Are you using bluedroid (with BTDM mode)? With only ble scan I can't reproduce it

— Reply to this email directly, view it on GitHub https://github.com/espressif/esp-idf/issues/4001#issuecomment-1007312832, or unsubscribe https://github.com/notifications/unsubscribe-auth/AS7K4PI44ASQV3SNT4M75BTUU3AI7ANCNFSM4ITBESYQ . Triage notifications on the go with GitHub Mobile for iOS https://apps.apple.com/app/apple-store/id1477376905?ct=notification-email&mt=8&pt=524675 or Android https://play.google.com/store/apps/details?id=com.github.android&referrer=utm_campaign%3Dnotification-email%26utm_medium%3Demail%26utm_source%3Dgithub.

You are receiving this because you were mentioned.Message ID: @.***>

ktonder commented 2 years ago

Using the latest Arduino ESP32, v 2.0.2 that uses idf 4.4-alpha1 I also get the error "BT_HCI: command_timed_out hci layer timeout waiting for response to a command. opcode: 0x200c"

When this happens I also see that the application reconnects to WiFi as I have WiFi / BLE co-existence. BLE scanning for 1 second at the time, then a short break before I start scanning again.

juanaviladev commented 2 years ago

Using the latest Arduino ESP32, v 2.0.2 that uses idf 4.4-alpha1 I also get the error "BT_HCI: command_timed_out hci layer timeout waiting for response to a command. opcode: 0x200c"

When this happens I also see that the application reconnects to WiFi as I have WiFi / BLE co-existence. BLE scanning for 1 second at the time, then a short break before I start scanning again.

+1, although the changelog includes this bug fix, it hasn't been resolved in the latest version yet.
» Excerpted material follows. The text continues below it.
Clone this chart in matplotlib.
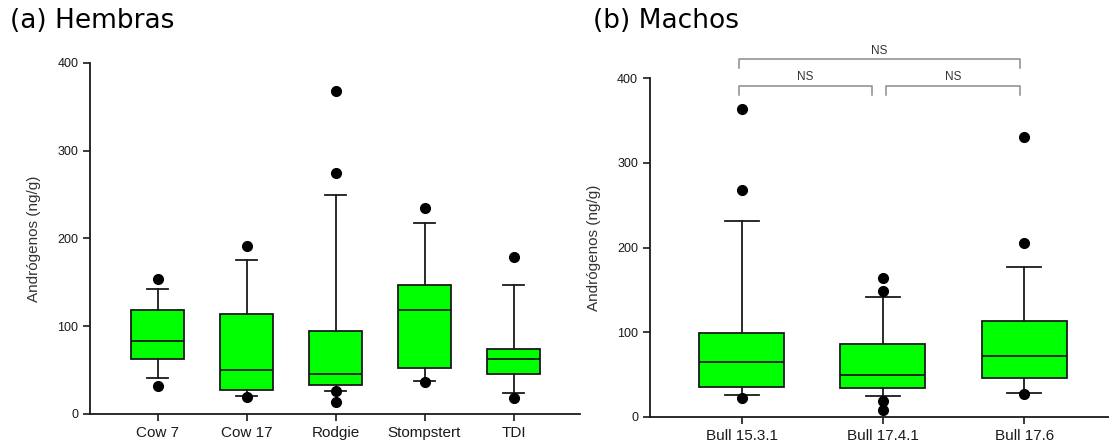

Also, since the bluetooth controller code is not open source, it is not possible to do anything on our side...

HeFeng1947 commented 2 years ago

Unfortunately, I seem to have the same problem. My idf version is v4.2 c327a0016eaea7b3fd54fb00a9d88211b70b4643 I have enabled ble wifi coexistence.Bluetooth scans all the time and sends it to the cloud server over wifi.
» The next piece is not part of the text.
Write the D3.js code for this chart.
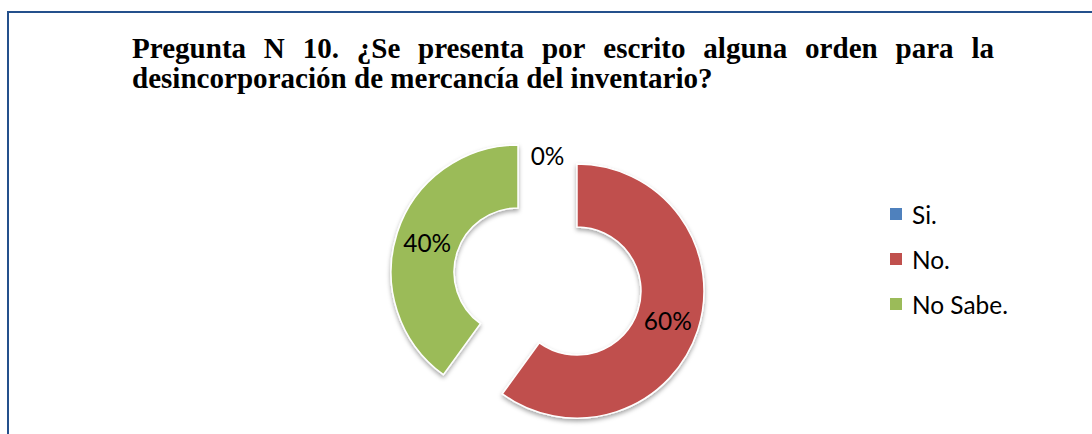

juanaviladev commented 2 years ago

v4.4.1, has the same problem. BLE/Classic BT + Wifi still unusable in a prod environment.

Zimbu98 commented 2 years ago

I had the same problem for months and finally solved it by adjusting the scan interval and scan window. I think the default might be 100/99 which gives very little resources for the ESP to "take out the trash" and "wash the dishes" when you are running a continuous scan like I am.
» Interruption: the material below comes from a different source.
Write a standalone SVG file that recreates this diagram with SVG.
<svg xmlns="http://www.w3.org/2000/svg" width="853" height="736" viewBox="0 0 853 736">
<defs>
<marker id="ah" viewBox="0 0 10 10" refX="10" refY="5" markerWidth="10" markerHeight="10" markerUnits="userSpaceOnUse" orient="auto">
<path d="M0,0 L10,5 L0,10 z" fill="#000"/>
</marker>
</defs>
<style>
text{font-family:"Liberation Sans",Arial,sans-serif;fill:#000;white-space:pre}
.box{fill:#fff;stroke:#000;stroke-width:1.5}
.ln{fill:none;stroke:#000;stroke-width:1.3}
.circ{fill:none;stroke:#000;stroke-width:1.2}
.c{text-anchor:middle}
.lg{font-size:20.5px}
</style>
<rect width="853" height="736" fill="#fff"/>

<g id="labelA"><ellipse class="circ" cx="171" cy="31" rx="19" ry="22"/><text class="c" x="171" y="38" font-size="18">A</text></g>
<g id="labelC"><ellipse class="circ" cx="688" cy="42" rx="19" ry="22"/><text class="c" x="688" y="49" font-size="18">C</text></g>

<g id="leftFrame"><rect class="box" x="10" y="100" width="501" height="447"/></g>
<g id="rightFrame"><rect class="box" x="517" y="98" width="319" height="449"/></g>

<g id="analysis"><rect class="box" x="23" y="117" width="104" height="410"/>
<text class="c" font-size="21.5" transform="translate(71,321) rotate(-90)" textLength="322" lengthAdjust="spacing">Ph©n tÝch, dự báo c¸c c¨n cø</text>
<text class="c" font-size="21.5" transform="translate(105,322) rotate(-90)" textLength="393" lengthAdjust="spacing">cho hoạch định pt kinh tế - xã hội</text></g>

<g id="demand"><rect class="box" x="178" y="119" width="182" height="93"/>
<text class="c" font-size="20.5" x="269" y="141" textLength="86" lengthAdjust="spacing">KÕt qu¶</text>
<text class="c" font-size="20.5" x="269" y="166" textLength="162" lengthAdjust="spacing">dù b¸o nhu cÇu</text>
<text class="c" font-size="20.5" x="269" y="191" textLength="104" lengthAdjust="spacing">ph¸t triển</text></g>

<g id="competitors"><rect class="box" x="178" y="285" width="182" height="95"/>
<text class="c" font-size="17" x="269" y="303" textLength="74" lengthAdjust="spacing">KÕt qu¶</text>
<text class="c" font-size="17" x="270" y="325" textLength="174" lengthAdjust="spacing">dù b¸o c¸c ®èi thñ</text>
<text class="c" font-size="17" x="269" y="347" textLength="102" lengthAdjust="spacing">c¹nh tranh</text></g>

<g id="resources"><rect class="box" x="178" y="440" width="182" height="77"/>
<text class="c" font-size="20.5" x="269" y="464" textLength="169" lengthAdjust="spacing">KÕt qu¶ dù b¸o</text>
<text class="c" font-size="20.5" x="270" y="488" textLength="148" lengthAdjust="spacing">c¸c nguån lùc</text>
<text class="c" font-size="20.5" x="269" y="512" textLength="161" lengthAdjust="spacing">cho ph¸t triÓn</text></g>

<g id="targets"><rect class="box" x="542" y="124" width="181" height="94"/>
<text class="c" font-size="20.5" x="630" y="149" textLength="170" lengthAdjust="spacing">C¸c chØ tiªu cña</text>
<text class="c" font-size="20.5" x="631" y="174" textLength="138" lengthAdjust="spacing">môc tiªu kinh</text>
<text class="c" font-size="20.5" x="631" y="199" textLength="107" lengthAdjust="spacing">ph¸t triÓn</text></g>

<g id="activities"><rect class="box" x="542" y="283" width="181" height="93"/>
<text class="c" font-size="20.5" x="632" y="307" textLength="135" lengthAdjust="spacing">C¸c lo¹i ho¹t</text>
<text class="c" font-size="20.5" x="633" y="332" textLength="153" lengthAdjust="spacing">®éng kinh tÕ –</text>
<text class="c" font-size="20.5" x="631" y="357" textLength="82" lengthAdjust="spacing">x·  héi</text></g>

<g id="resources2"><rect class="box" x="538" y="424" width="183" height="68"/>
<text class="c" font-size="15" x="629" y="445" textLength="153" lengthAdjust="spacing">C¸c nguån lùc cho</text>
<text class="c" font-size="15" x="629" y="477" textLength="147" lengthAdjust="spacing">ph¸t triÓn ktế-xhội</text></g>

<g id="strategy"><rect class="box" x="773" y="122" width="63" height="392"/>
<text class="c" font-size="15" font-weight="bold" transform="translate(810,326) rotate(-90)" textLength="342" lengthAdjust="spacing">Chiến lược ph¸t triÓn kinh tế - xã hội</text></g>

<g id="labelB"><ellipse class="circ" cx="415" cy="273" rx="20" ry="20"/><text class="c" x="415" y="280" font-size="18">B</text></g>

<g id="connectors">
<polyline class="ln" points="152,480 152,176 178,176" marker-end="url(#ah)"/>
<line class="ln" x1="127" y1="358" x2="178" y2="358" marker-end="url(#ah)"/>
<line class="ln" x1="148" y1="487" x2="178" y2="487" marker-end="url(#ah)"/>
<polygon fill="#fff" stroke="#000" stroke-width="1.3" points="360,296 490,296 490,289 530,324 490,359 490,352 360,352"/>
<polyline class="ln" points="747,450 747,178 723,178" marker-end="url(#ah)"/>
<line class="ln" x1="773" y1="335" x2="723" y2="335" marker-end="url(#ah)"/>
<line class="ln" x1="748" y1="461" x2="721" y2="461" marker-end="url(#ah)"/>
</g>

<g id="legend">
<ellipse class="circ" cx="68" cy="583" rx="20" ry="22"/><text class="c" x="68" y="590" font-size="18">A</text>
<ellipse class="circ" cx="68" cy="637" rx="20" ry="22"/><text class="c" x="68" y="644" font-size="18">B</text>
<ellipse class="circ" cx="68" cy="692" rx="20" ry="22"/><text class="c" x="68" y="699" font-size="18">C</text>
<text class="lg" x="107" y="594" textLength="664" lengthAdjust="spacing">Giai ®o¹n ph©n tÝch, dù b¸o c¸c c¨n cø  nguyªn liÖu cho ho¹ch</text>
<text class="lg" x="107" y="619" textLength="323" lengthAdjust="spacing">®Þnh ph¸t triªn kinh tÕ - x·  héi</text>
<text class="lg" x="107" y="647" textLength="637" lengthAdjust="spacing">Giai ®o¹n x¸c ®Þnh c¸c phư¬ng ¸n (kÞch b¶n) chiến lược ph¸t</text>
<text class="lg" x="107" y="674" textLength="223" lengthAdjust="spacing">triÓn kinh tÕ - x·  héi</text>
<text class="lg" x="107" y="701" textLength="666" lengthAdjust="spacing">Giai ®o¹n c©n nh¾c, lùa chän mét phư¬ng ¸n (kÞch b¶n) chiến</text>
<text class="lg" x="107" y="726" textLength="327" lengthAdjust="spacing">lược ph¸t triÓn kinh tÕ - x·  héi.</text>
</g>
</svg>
I changed it to 800/750 and now suddenly the scanner runs and runs without crapping out. Amazing! You can use different numbers I assume, but just be sure to leave some gap between the two numbers so the scanner will take a break and allow the ESP to do some other housekeeping. (I am just speculating that the housekeeping issue is the root of the problem; it might also be that the scanner is overheating or overeating or over somethinging.)

FYI, I had the same problem with the ESP32-WROOM-32U and also with the ESP32-C3. Changing to 800/750 solved it for both of them.

pschlan commented 2 years ago

Are you sure it's really solving it and not just making it less likely? Until the root cause for this is analyzed and fixed, I can't really trust the ESP in a production device when it comes to BT.

freemansu commented 2 years ago

V4.4.3 has the same problem.

thorrak commented 1 year ago

v4.4.4 (via the latest Arduino framework) has the same problem.

My gap between the interval and window is quite wide as per the suggestion by @Zimbu98 - unfortunately this had no effect.